Now, as soon as we separate property ownership from citizenship and the franchise, this whole thing changes. It's a very different calculation.

Arms are a shared European tradition. It is connected to political will. It's connected to a stake in society, and when we separate those kinds of connections from ownership and responsibility,

You see this disintegration in the way people talk about guns. Americans have always liked guns. Graded on a curve, America has always been more violent than other Western nations. However, the rise of “self-defense culture" is a product of the post-1968 crime wave. Older people, silent generation or older, are confused by how younger cohorts view weaponry. They look at guns that you have for fun, to go hunting with, or to target shoot. They grew up in a society where you weren't worried about self-defense.

I, for one, would like to live in a civilization where you don't need to worry about a mob clubbing your head in.

The idea of an armed citizen is a product of European tradition. It makes sense for Europeans. Within that context, people have a shared understanding of rights and responsibilities.
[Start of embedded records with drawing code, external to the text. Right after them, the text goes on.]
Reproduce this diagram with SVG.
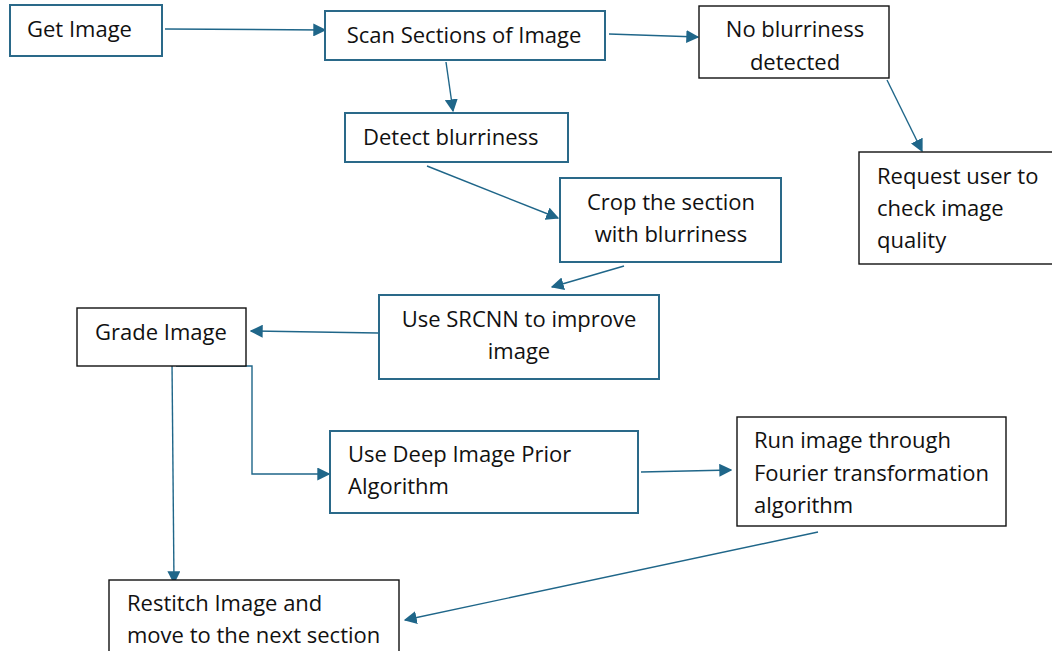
<svg xmlns="http://www.w3.org/2000/svg" width="1052" height="651" viewBox="0 0 1052 651">
<defs>
<marker id="arr" viewBox="0 0 10 10" refX="9" refY="5" markerWidth="13" markerHeight="13" markerUnits="userSpaceOnUse" orient="auto">
<path d="M0,0 L10,5 L0,10 z" fill="#1f6689"/>
</marker>
<style>
.b{fill:#fff;stroke:#2a6989;stroke-width:2}
.k{fill:#fff;stroke:#111;stroke-width:1.4}
text{font-family:"Open Sans","Liberation Sans",sans-serif;font-size:22px;fill:#111}
.c{text-anchor:middle}
.ln{fill:none;stroke:#1f6689;stroke-width:1.4;marker-end:url(#arr)}
</style>
</defs>
<rect width="1052" height="651" fill="#fff"/>
<g id="connectors">
<line class="ln" x1="165" y1="29" x2="325" y2="30"/>
<line class="ln" x1="609" y1="34" x2="698" y2="37"/>
<line class="ln" x1="446" y1="62" x2="453" y2="111"/>
<line class="ln" x1="887" y1="80" x2="922" y2="151"/>
<line class="ln" x1="427" y1="166" x2="558" y2="218"/>
<line class="ln" x1="624" y1="266" x2="552" y2="287"/>
<line class="ln" x1="378" y1="333" x2="251" y2="331"/>
<line class="ln" x1="172" y1="362" x2="174" y2="583"/>
<polyline class="ln" points="176,366 252,366 252,474 329,474"/>
<line class="ln" x1="641" y1="472" x2="731" y2="470"/>
<line class="ln" x1="818" y1="532" x2="405" y2="620"/>
</g>
<g id="get-image"><rect class="b" x="10" y="5" width="152" height="51"/><text x="27" y="37">Get Image</text></g>
<g id="scan-sections"><rect class="b" x="325" y="11" width="280" height="49"/><text class="c" x="464" y="43">Scan Sections of Image</text></g>
<g id="no-blurriness"><rect class="k" x="699" y="6" width="190" height="72"/><text class="c" x="795" y="37">No blurriness</text><text class="c" x="795" y="70">detected</text></g>
<g id="detect-blurriness"><rect class="b" x="345" y="113" width="223" height="49"/><text x="363" y="145">Detect blurriness</text></g>
<g id="crop-section"><rect class="b" x="560" y="178" width="221" height="84"/><text class="c" x="671" y="210">Crop the section</text><text class="c" x="671" y="242">with blurriness</text></g>
<g id="request-user"><rect class="k" x="859" y="152" width="194" height="112"/><text x="877" y="184">Request user to</text><text x="877" y="216">check image</text><text x="877" y="248">quality</text></g>
<g id="srcnn"><rect class="b" x="379" y="295" width="280" height="84"/><text class="c" x="519" y="327">Use SRCNN to improve</text><text class="c" x="519" y="359">image</text></g>
<g id="grade-image"><rect class="k" x="77" y="308" width="169" height="58"/><text x="95" y="340">Grade Image</text></g>
<g id="deep-image-prior"><rect class="b" x="330" y="431" width="308" height="82"/><text x="348" y="462">Use Deep Image Prior</text><text x="348" y="494">Algorithm</text></g>
<g id="fourier"><rect class="k" x="737" y="417" width="269" height="109"/><text x="754" y="448">Run image through</text><text x="754" y="481">Fourier transformation</text><text x="754" y="513">algorithm</text></g>
<g id="restitch"><rect class="k" x="109" y="580" width="290" height="80"/><text x="127" y="611">Restitch Image and</text><text x="127" y="643">move to the next section</text></g>
</svg>
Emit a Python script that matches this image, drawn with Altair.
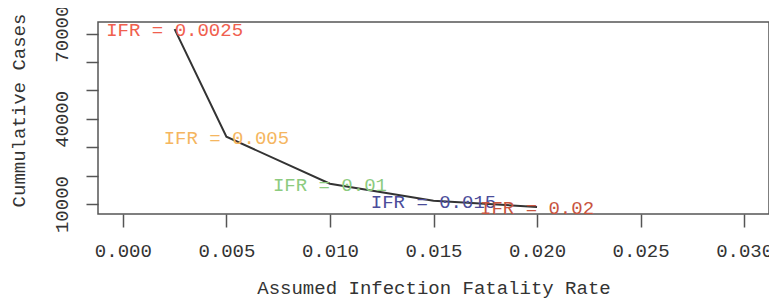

If you change that consensus, if you let people in who have a different understanding, who have a different sort of mode of being, that common understanding breaks apart.

To claim rights, one must accept certain duties. These duties are grounded in a sense of ownership. Libertarians view rights as universal and non-contingent. These men are the henchmen of the state. Their conception of rights is completely disconnected from the tradition of citizenship and property ownership. They are allowed to get what they want when it disintegrates society in a way that benefits the Regime. They think they’re winning. In other words, they are retarded.